エクオール産生能検査キットでは、尿中エクオール濃度が1μM以上でも「産生能あり」と示されます。この検査方法で理想とされる尿中エクオール濃度は10μM以上ですが、この値を満たしている例はすべてSMIが50以下(更年期症状のレベル:軽微、軽度)という結果が示されました。エクオールサプリメントを摂取している受信者は8例いましたが尿中エクオール濃度が10μM以上は1例のみという結果でした。

エクオールサプリメントを飲んでいても飲み忘れや、サプリメントの種類などから必要量が摂れていない、あるいは腸内環境が悪いなどの理由からエクオールが十分に吸収されていないことが考えられます。エクオールサプリメントを飲んでいても、自身の体にしっかり届いているのか、エクオール産生能検査キットで尿中エクオール濃度を確認することも勧められます。

骨密度、動脈硬化指数(baPWV)世代間比較

未閉経、周閉経、閉経3群の骨密度平均値はそれぞれ正常範囲でしたが、未閉経群、周閉経群に対して閉経群は有意に低値でした。個別にみていくと、閉経群では正常低値、骨粗しょう症の例が散見されました。
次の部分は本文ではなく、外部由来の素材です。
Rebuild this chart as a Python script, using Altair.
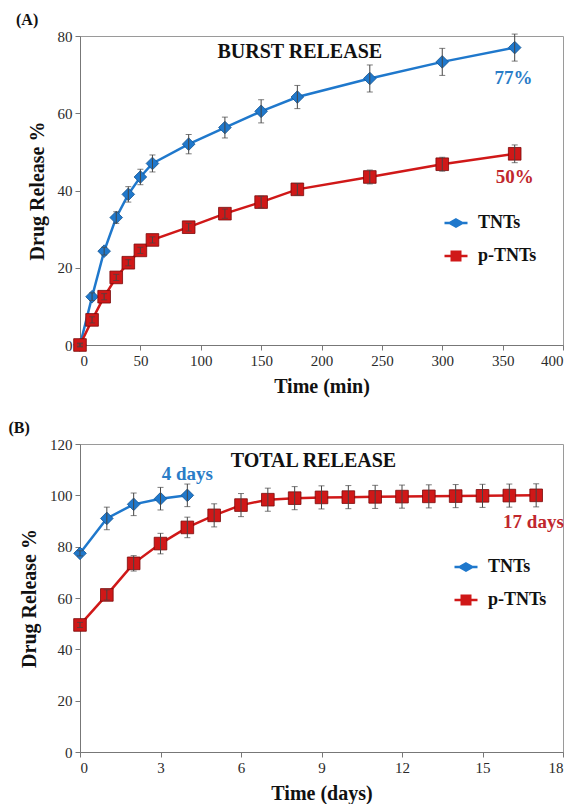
import altair as alt
import pandas as pd

# ---------- Panel A: burst release (minutes) ----------
time_min = [0, 10, 20, 30, 40, 50, 60, 90, 120, 150, 180, 240, 300, 360]
tnts_a = [0, 12.5, 24.3, 33, 39, 43.5, 47, 52, 56.3, 60.5, 64.2, 69, 73.3, 77]
tnts_a_err = [0.5, 1, 1, 1.5, 2, 2, 2.2, 2.5, 2.7, 3, 3, 3.5, 3.5, 3.5]
ptnts_a = [0, 6.5, 12.5, 17.5, 21.3, 24.5, 27.2, 30.5, 34, 37, 40.3, 43.5, 46.8, 49.5]
ptnts_a_err = [0.3, 0.8, 0.8, 0.8, 0.8, 0.8, 0.8, 1, 1.2, 1.5, 1.5, 1.8, 1.8, 2.3]

# ---------- Panel B: total release (days) ----------
days_tnts = [0, 1, 2, 3, 4]
tnts_b = [77.4, 91, 96.5, 98.7, 100]
tnts_b_err = [1, 4.4, 4.4, 4.4, 4.4]
days_ptnts = [0, 1, 2, 3, 4, 5, 6, 7, 8, 9, 10, 11, 12, 13, 14, 15, 16, 17]
ptnts_b = [49.5, 61.2, 73.5, 81.2, 87.5, 92.2, 96.2, 98.3, 98.9, 99.2, 99.3, 99.4, 99.5, 99.6, 99.7, 99.8, 99.9, 100]
ptnts_b_err = [1, 2, 3, 4, 4, 4.5, 4.5, 4.5, 4.5, 4.5, 4.5, 4.5, 4.5, 4.5, 4.5, 4.5, 4.5, 4.5]

series_names = ["TNTs", "p-TNTs"]
series_colors = ["#1f78cc", "#d01818"]
series_edges = ["#15548f", "#7a0a0a"]
series_shapes = ["diamond", "square"]
legend_paths = [
    "M-2.3,0L2.3,0M0,-0.7L1.25,0L0,0.7L-1.25,0Z",
    "M-2.3,0L2.3,0M-0.85,-0.85L0.85,-0.85L0.85,0.85L-0.85,0.85Z",
]

# annotations
ann_a_text = ["BURST RELEASE", "77%", "50%"]
ann_a_x = [182, 359, 360]
ann_a_y = [75.8, 69, 43.5]
ann_a_size = [20, 19, 19]
ann_a_col = ["#111111", "#2a7cc7", "#c0272d"]

ann_b_text = ["TOTAL RELEASE", "4 days", "17 days"]
ann_b_x = [8.7, 4.0, 16.9]
ann_b_y = [113.4, 108.5, 89.7]
ann_b_size = [20, 19, 19]
ann_b_col = ["#111111", "#2a7cc7", "#c0272d"]

FONT = "Liberation Serif"


def build_df(xs_list, ys_list, es_list):
    rows = []
    for name, col, edge, shp, xs, ys, es in zip(series_names, series_colors, series_edges,
                                               series_shapes, xs_list, ys_list, es_list):
        for x, y, e in zip(xs, ys, es):
            rows.append({"x": x, "y": y, "lo": y - e, "hi": y + e,
                         "series": name, "col": col, "edge": edge, "shp": shp})
    return pd.DataFrame(rows)


def panel(df, ann, xdom, xstep, xtitle, ydom, ystep, w, h, label, lx, ly):
    xs = alt.Scale(domain=xdom, nice=False)
    ys = alt.Scale(domain=ydom, nice=False)
    xax = alt.Axis(values=list(range(xdom[0], xdom[1] + 1, xstep)), title=xtitle)
    yax = alt.Axis(values=list(range(ydom[0], ydom[1] + 1, ystep)), title="Drug Release %")
    base = alt.Chart(df)
    X = alt.X("x:Q", scale=xs, axis=xax)
    Y = alt.Y("y:Q", scale=ys, axis=yax)

    lines = base.mark_line(strokeWidth=2.5).encode(
        x=X, y=Y, detail="series:N", color=alt.Color("col:N", scale=None))
    pts = base.mark_point(filled=True, size=160, opacity=1, strokeWidth=0.8).encode(
        x=X, y=Y,
        fill=alt.Fill("col:N", scale=None),
        stroke=alt.Stroke("edge:N", scale=None),
        shape=alt.Shape("shp:N", scale=None))
    err = base.mark_rule(color="#444444", strokeWidth=1).encode(
        x=X, y=alt.Y("lo:Q", scale=ys, axis=yax), y2="hi:Q")
    cap_lo = base.mark_tick(color="#444444", thickness=1, size=6, orient="horizontal").encode(
        x=X, y=alt.Y("lo:Q", scale=ys, axis=yax))
    cap_hi = base.mark_tick(color="#444444", thickness=1, size=6, orient="horizontal").encode(
        x=X, y=alt.Y("hi:Q", scale=ys, axis=yax))

    lg = alt.Legend(title=None, orient="none", legendX=lx, legendY=ly)
    leg = base.transform_filter("false").mark_point(filled=True, size=100).encode(
        x=X, y=Y,
        fill=alt.Fill("series:N", scale=alt.Scale(domain=series_names, range=series_colors), legend=lg),
        stroke=alt.Stroke("series:N", scale=alt.Scale(domain=series_names, range=series_colors), legend=lg),
        shape=alt.Shape("series:N", scale=alt.Scale(domain=series_names, range=legend_paths), legend=lg),
    )

    adf = pd.DataFrame({"t": ann[0], "x": ann[1], "y": ann[2], "s": ann[3], "c": ann[4]})
    txt = alt.Chart(adf).mark_text(font=FONT, fontWeight="bold").encode(
        x=alt.X("x:Q", scale=xs, axis=xax), y=alt.Y("y:Q", scale=ys, axis=yax),
        text="t:N", color=alt.Color("c:N", scale=None), size=alt.Size("s:Q", scale=None))

    return alt.layer(lines, pts, err, cap_lo, cap_hi, leg, txt).properties(
        width=w, height=h,
        title=alt.TitleParams(label, anchor="start", frame="bounds", font=FONT, dx=-11,
                              fontSize=16, fontWeight="bold", color="#111111", offset=1))


df_a = build_df([time_min, time_min], [tnts_a, ptnts_a], [tnts_a_err, ptnts_a_err])
df_b = build_df([days_tnts, days_ptnts], [tnts_b, ptnts_b], [tnts_b_err, ptnts_b_err])

pa = panel(df_a, (ann_a_text, ann_a_x, ann_a_y, ann_a_size, ann_a_col), [0, 400], 50, "Time (min)",
           [0, 80], 20, 483, 309, "(A)", 367, 178)
pb = panel(df_b, (ann_b_text, ann_b_x, ann_b_y, ann_b_size, ann_b_col), [0, 18], 3, "Time (days)",
           [0, 120], 20, 483, 308, "(B)", 377, 114)

chart = alt.vconcat(pa, pb, spacing=22).properties(
    padding={"left": 0, "top": 3, "right": 3, "bottom": 0}
).resolve_scale(
    fill="independent", stroke="independent", shape="independent"
).resolve_legend(
    fill="independent", stroke="independent", shape="independent"
).configure_view(
    stroke="#9a9a9a", strokeWidth=1
).configure_axis(
    labelFont=FONT, labelFontSize=15, labelColor="#2a2a2a",
    titleFont=FONT, titleFontSize=20, titleFontWeight="bold", titleColor="#111111",
    domainColor="#777777", tickColor="#777777", tickSize=5, grid=False,
    labelPadding=3, titlePadding=8
).configure_axisY(
    titlePadding=10
).configure_legend(
    labelFont=FONT, labelFontSize=18, labelFontWeight="bold", labelColor="#111111",
    symbolStrokeWidth=2.5, rowPadding=14, labelOffset=13, symbolSize=100, padding=0
)

chart.save("out.html", embed_options={"renderer": "svg", "actions": False})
動脈硬化指数も、3群のbaPWV値は正常範囲でしたが、未閉経群、周閉経群、閉経群と緩やかな上昇を認めました。個別にみていくと、動脈硬化リスク有りの例が散見され、ハイリスク例も見られました。

まとめ

今回更年期診断パックを活用した解析を様々な方向から解析を行いました。厚労省の調査からもわかるように、アセスメントや対処法などに対する情報のニーズが高い傾向にあります。簡易更年期指数(SMI)などを活用した症状アンケートを導入することさらに、周閉経期から定期的な骨密度検査、動脈硬化検査の実施が望まれます。更年期症状緩和の観点から理想のエクオール産生能は10μM以上がひとつの目標となるので、サプリメントを飲んでいる方でも、産生能検査キットで確かめてみることも必要なのではということも今回の検討で示されました。